Depending on the damage, the rim can spend quite a few minutes mounted on the lathe where it is continually measured for run-out with a dial gauge - both laterally and radially. The lathe operator also has to work the diamond tip on both these axes simultaneously, in order that the correct contours of the rim are matched. This is a tough challenge indeed. Adelaide Wheel and Rim Works said it was technically possible to do this work on a computer CNC lathe, but the time consumed programming it would be too prohibitive for just one wheel.
In the case of our demo ROH rim, only a few of thousandths of an inch had to be removed - well short of the approximate limit of around 20 thou. Some rims require the removal of quite a lot of material, in which case it is a good idea to then have all four wheels machined to match. This will hide the fact one wheel has been fiddled with.

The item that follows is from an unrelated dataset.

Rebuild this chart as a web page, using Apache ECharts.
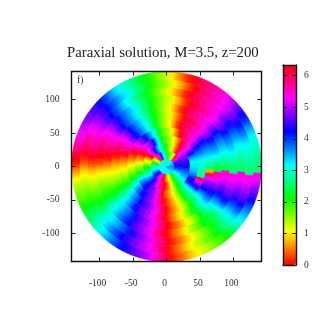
<!DOCTYPE html>
<html>
<head>
<meta charset="utf-8">
<style>
html,body{margin:0;padding:0;background:#fff}
canvas[data-zr-dom-id="zr_0"]{filter:blur(0.6px)}
canvas[data-zr-dom-id="zr_1"]{filter:blur(0.35px)}
</style>
<script src="https://cdn.jsdelivr.net/npm/echarts@6/dist/echarts.min.js"></script>
</head>
<body>
<div id="chart" style="width:332px;height:332px;"></div>
<script>
// ring centres (data units, centre to edge) and angle centres (degrees, ccw from +x)
var ringRadii = [5.9,17.8,29.6,41.4,53.3,65.1,76.9,88.8,100.6,112.4,124.3,136.1];
var angleCenters = [358,4,10,16,22,28,34,40,46,52,58,64,70,76,82,88,94,100,106,112,118,124,130,136,142,148,154,160,166,172,178,184,190,196,202,208,214,220,226,232,238,244,250,256,262,268,274,280,286,292,298,304,310,316,322,328,334,340,346,352];
// the scallops along the bands, degrees per ring
var ringTwist = [0,0,0,0,0,1,-1,1,-1,1,-1,1];
var xyTicks = [-100,-50,0,50,100];
var barTicks = [0,1,2,3,4,5,6];

// phase, one list per ring, inner to outer
var ring0 = [3.6,3.6,3.6,3.5,3.5,3.4,3.4,3.3,3.3,3.2,3.2,3.1,3.1,3.0,3.0,2.9,2.9,2.9,2.9,2.9,2.9,2.9,3.0,3.0,3.0,3.0,3.0,3.0,3.0,3.0,3.0,3.0,3.0,3.1,3.1,3.1,3.1,3.1,3.2,3.2,3.2,3.2,3.2,3.1,3.1,3.1,3.1,3.1,3.2,3.2,3.2,3.3,3.3,3.3,3.4,3.4,3.5,3.5,3.5,3.6];
var ring1 = [4.15,4.25,4.3,4.4,4.5,4.6,4.9,5.4,5.9,0.3,1.0,1.35,1.55,1.75,1.95,2.15,2.5,2.9,3.3,3.8,4.5,5.1,5.7,0.2,0.65,1.1,1.5,1.9,2.2,2.5,2.85,3.0,3.15,3.3,3.5,3.8,4.05,4.3,4.6,4.9,5.2,5.55,5.85,6.15,0.2,0.45,0.75,1.05,1.35,1.7,2.0,2.25,2.5,2.75,2.95,3.2,3.4,3.6,3.8,4.0];
var ring2 = [4.2,4.25,4.35,4.45,4.65,4.75,4.95,5.2,5.45,5.85,0.1,0.5,0.85,1.15,1.5,1.9,2.2,2.55,2.9,3.25,3.7,4.15,4.7,5.2,5.7,0.0,0.4,0.8,1.15,1.5,1.9,2.15,2.4,2.65,2.9,3.3,3.65,3.95,4.25,4.55,4.9,5.3,5.7,5.95,6.15,0.1,0.45,0.8,1.1,1.6,2.0,2.3,2.6,2.9,3.15,3.4,3.55,3.7,3.85,4.0];
var ring3 = [3.3,3.25,3.2,3.4,3.75,4.19,4.7,5.24,5.5,5.85,6.2,0.4,0.8,1.1,1.35,1.65,1.85,2.1,2.9,3.5,4.3,4.75,5.0,5.25,5.65,5.95,0.05,0.4,0.7,1.05,1.35,1.65,1.95,2.3,3.0,3.4,3.75,4.1,4.3,4.5,4.7,4.9,5.24,5.7,0.0,0.35,0.6,0.85,1.2,1.65,2.1,2.45,2.8,3.14,3.9,4.3,4.3,3.9,3.6,3.4];
var ring4 = [2.9,3.0,3.14,3.4,3.7,4.0,4.3,4.9,5.35,5.6,5.85,6.1,0.2,0.65,1.15,1.45,1.7,2.0,2.7,3.14,3.65,4.1,4.5,4.85,5.2,5.6,6.05,0.1,0.4,0.75,1.05,1.35,1.65,1.95,2.4,2.95,3.4,3.75,4.1,4.35,4.6,4.85,5.15,5.55,6.05,0.1,0.4,0.7,1.0,1.45,1.95,2.35,2.75,3.1,3.9,4.5,5.2,6.0,2.7,2.8];
var ring5 = [2.6,2.85,3.14,3.4,3.7,3.95,4.3,4.85,5.35,5.55,5.8,6.0,6.2,0.35,0.85,1.25,1.55,1.9,2.45,2.95,3.35,3.7,4.05,4.45,4.9,5.35,5.7,6.05,0.2,0.55,0.85,1.15,1.45,1.75,2.05,2.65,3.14,3.5,3.85,4.2,4.5,4.75,5.05,5.35,5.8,0.0,0.3,0.65,0.95,1.35,1.85,2.3,2.7,3.14,3.65,4.2,4.6,5.0,5.5,0.7];
var ring6 = [2.3,2.6,3.0,3.35,3.65,3.95,4.35,4.85,5.35,5.55,5.8,6.0,6.2,0.3,0.75,1.15,1.5,1.85,2.25,2.7,3.14,3.5,3.85,4.25,4.8,5.3,5.6,5.9,6.2,0.25,0.65,0.95,1.25,1.55,1.9,2.3,2.75,3.2,3.65,4.1,4.45,4.75,5.0,5.3,5.7,6.1,0.25,0.6,0.95,1.35,1.8,2.25,2.7,3.14,3.6,4.05,4.45,4.8,5.3,5.6];
var ring7 = [2.4,2.7,3.0,3.3,3.6,3.9,4.25,4.8,5.3,5.5,5.7,5.95,6.2,0.25,0.8,1.2,1.55,1.95,2.3,2.7,3.14,3.5,3.85,4.2,4.7,5.25,5.5,5.8,6.1,0.15,0.6,1.0,1.3,1.6,1.95,2.35,2.85,3.25,3.6,3.95,4.3,4.65,4.95,5.3,5.7,6.1,0.2,0.5,0.85,1.2,1.65,2.15,2.6,3.0,3.45,3.95,4.4,4.8,5.2,5.5];
var ring8 = [2.5,2.7,3.0,3.3,3.6,3.95,4.4,4.85,5.3,5.5,5.75,6.0,6.2,0.3,0.8,1.2,1.5,1.85,2.2,2.65,3.05,3.4,3.75,4.15,4.65,5.1,5.45,5.7,6.0,0.0,0.3,0.85,1.2,1.55,1.85,2.15,2.7,3.15,3.55,3.9,4.3,4.6,4.9,5.2,5.65,6.1,0.2,0.55,0.95,1.35,1.7,2.1,2.3,2.55,3.15,3.9,4.45,4.8,5.1,5.4];
var ring9 = [2.55,2.7,2.95,3.2,3.6,3.95,4.35,4.8,5.28,5.5,5.72,5.95,6.17,0.25,0.74,1.17,1.54,1.9,2.27,2.64,3.0,3.37,3.84,4.25,4.65,5.05,5.38,5.67,5.95,6.23,0.4,0.9,1.26,1.57,1.88,2.2,2.65,3.07,3.4,3.73,4.1,4.5,4.85,5.2,5.65,6.05,0.16,0.5,0.88,1.24,1.6,1.97,2.35,2.8,3.25,3.8,4.34,4.75,5.1,5.4];
var ring10 = [2.6,2.75,2.95,3.14,3.56,3.98,4.39,4.78,5.17,5.4,5.65,5.9,6.2,0.32,0.8,1.22,1.57,1.9,2.29,2.7,3.08,3.4,3.8,4.19,4.56,4.93,5.3,5.55,5.85,6.18,0.35,0.88,1.25,1.55,1.85,2.16,2.6,3.0,3.4,3.8,4.19,4.5,4.8,5.1,5.45,5.95,0.13,0.52,0.92,1.26,1.57,1.88,2.3,2.67,3.07,3.67,4.26,4.68,5.0,5.35];
var ring11 = [2.6,2.7,2.9,3.0,3.4,3.9,4.3,4.8,5.2,5.5,5.7,5.9,6.2,0.2,0.7,1.2,1.6,2.0,2.3,2.7,3.0,3.4,3.9,4.3,4.6,4.8,5.1,5.4,5.7,6.1,0.2,0.8,1.3,1.6,1.9,2.3,2.6,3.0,3.3,3.7,4.1,4.4,4.7,5.0,5.4,6.0,0.2,0.5,0.9,1.2,1.5,1.8,2.1,2.6,3.1,3.5,4.0,4.5,4.9,5.3];
var rings = [ring0,ring1,ring2,ring3,ring4,ring5,ring6,ring7,ring8,ring9,ring10,ring11];

var cells = [];
rings.forEach(function (ring, i) {
    ring.forEach(function (v, j) {
        cells.push([ringRadii[i], angleCenters[j] + ringTwist[i], v, i, j]);
    });
});

var serif = '"Liberation Serif"';
var barMax = 6.34;
var wheel = ['#ff0000', '#ffff00', '#00ff00', '#00ffff', '#0000ff', '#ff00ff', '#ff0000'];
var charts = echarts.init(document.getElementById('chart'));
var tickStyle = {color: '#222', width: 1};

// colour half way to the neighbouring cell, keeps the branch cut sharp
function edgeColor(a, b) {
    var d = b - a;
    if (d > Math.PI) d -= 2 * Math.PI;
    if (d < -Math.PI) d += 2 * Math.PI;
    if (Math.abs(d) > 1.5) d = 0;
    var v = a + d / 2;
    if (v < 0) v += 2 * Math.PI;
    if (v > 2 * Math.PI) v -= 2 * Math.PI;
    return echarts.color.lerp(v / barMax, wheel);
}

function frameAxis(gridIndex, position, min, max, values, length, label) {
    return {
        type: 'value',
        gridIndex: gridIndex,
        position: position,
        min: min,
        max: max,
        z: 6,
        zlevel: 1,
        splitLine: {show: false},
        axisLine: {show: true, onZero: false, lineStyle: {color: '#111', width: 1.4}},
        axisTick: {show: length > 0, inside: true, length: length, lineStyle: tickStyle, customValues: values},
        axisLabel: label || {show: false}
    };
}

var option = {
    animation: false,
    backgroundColor: '#fff',
    title: [
        {text: 'Paraxial solution, M=3.5, z=200', left: 67, top: 46, padding: 0, zlevel: 1, textStyle: {fontFamily: serif, fontSize: 14.8, fontWeight: 'normal', color: '#222'}},
        {text: 'f)', left: 77, top: 75, padding: 0, zlevel: 1, textStyle: {fontFamily: serif, fontSize: 9.5, fontWeight: 'normal', color: '#333'}}
    ],
    polar: {center: [166.5, 166.7], radius: 95},
    radiusAxis: {type: 'value', min: 0, max: 142, show: false},
    angleAxis: {type: 'value', min: 0, max: 360, startAngle: 0, clockwise: false, show: false},
    grid: [
        {left: 71.5, top: 71.5, width: 190, height: 190},
        {left: 283, top: 65, width: 13, height: 200}
    ],
    xAxis: [
        frameAxis(0, 'bottom', -142, 142, xyTicks, 4, {show: true, customValues: xyTicks, margin: 17, padding: [0, 4, 0, 0], fontFamily: serif, fontSize: 9.5, color: '#333'}),
        frameAxis(0, 'top', -142, 142, xyTicks, 4),
        frameAxis(1, 'bottom', 0, 1, [], 0),
        frameAxis(1, 'top', 0, 1, [], 0)
    ],
    yAxis: [
        frameAxis(0, 'left', -142, 142, xyTicks, 4, {show: true, customValues: xyTicks, margin: 12, padding: [8, 0, 0, 0], fontFamily: serif, fontSize: 9.5, color: '#333'}),
        frameAxis(0, 'right', -142, 142, xyTicks, 4),
        frameAxis(1, 'left', 0, barMax, barTicks, 4),
        frameAxis(1, 'right', 0, barMax, barTicks, 4, {show: true, customValues: barTicks, margin: 8, padding: [10, 0, 0, 0], fontFamily: serif, fontSize: 9.5, color: '#333'})
    ],
    visualMap: {
        type: 'continuous',
        seriesIndex: 0,
        min: 0,
        max: barMax,
        dimension: 2,
        calculable: false,
        realtime: false,
        left: 283,
        top: 65,
        itemWidth: 13,
        itemHeight: 200,
        padding: 0,
        text: null,
        showLabel: false,
        zlevel: 1,
        z: 1,
        inRange: {color: wheel}
    },
    series: [{
        type: 'custom',
        coordinateSystem: 'polar',
        silent: true,
        data: cells,
        encode: {radius: 0, angle: 1},
        renderItem: function (params, api) {
            var values = [api.value(0), api.value(1)];
            var coord = api.coord(values);
            var size = api.size([142 / 12, 6], values);
            var cx = params.coordSys.cx, cy = params.coordSys.cy;
            var ring = rings[api.value(3)], j = api.value(4), n = ring.length;
            var start = -(coord[3] + size[1] / 2), end = -(coord[3] - size[1] / 2);
            var fill = new echarts.graphic.LinearGradient(
                cx + coord[2] * Math.cos(start), cy + coord[2] * Math.sin(start),
                cx + coord[2] * Math.cos(end), cy + coord[2] * Math.sin(end),
                [
                    {offset: 0, color: edgeColor(ring[j], ring[(j + 1) % n])},
                    {offset: 0.5, color: api.visual('color')},
                    {offset: 1, color: edgeColor(ring[j], ring[(j - 1 + n) % n])}
                ], true);
            return {
                type: 'sector',
                shape: {cx: cx, cy: cy, r0: coord[2] - size[0] / 2, r: coord[2] + size[0] / 2, startAngle: start, endAngle: end},
                style: {fill: fill, stroke: fill, lineWidth: 0.6}
            };
        }
    }]
};
charts.setOption(option);
</script>
</body>
</html>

After the diamond tip tool has done its job, a scraper (which is basically a very sharp knife) is then used to gently contour the stepped angles that may have been caused by the lathe bit.
Running a rasp and a strip of fine emery cloth against the rim while it's spinning can also perform further fine shaping and tidying up. The discolouration that is caused by the pre-heating of an alloy rim is usually removed by the time the face has been made flush.
This is how the rim looks after it has come off the lathe - it's essentially as good as new. At this stage it is only the customer's choice of cosmetic finish that remains on the job card. This particular rim had to be lacquered to match the other three in the set - the lacquer offers a high level of protection for the bare alloy surface. Alternatively, some rims are polished, painted or powder coated - it depends on what the customer wants the rim to look like. Hinging on the type of finish required, this final step might be sent out to a specialised tradesperson.
The Final Product
Adelaide Wheel and Rim Works say the strength of a properly repaired rim is virtually the same as it was when it left the factory. The very fine amount of material that is removed means there is an absolutely minimal loss of structural integrity. Most aftermarket wheel manufacturers have their own specified tolerance level, which is the point to which the wheel can be machined without weakening it beyond their specifications. So long as the wheel meets this requirement, there are absolutely no safety or legal issues.
In case you're wondering about hardening and X-raying after a rim repair, you can always get this done as well. But we've been advised that the cost for a proper X-raying report on its own might be over A$100 - which means you have to weigh up whether it's worthwhile buying a completely new rim.
What's the Damage? To Your Wallet that is...
Adelaide Wheel and Rim Works tell us the usual charge for straightening an alloy rim is around A$60, with the final cost depending on the sort of finishing required. The lacquer lick our demo ROH will receive will cost about another 40 bucks. The job takes anywhere from about half an hour to simply roll an alloy rim, up to around 1½ hours for a fully completed surface-finished wheel that's ready to go.
So if you're ever unlucky enough to bend a wheel, take it in for surgery and you'll probably save yourself a heap of cash!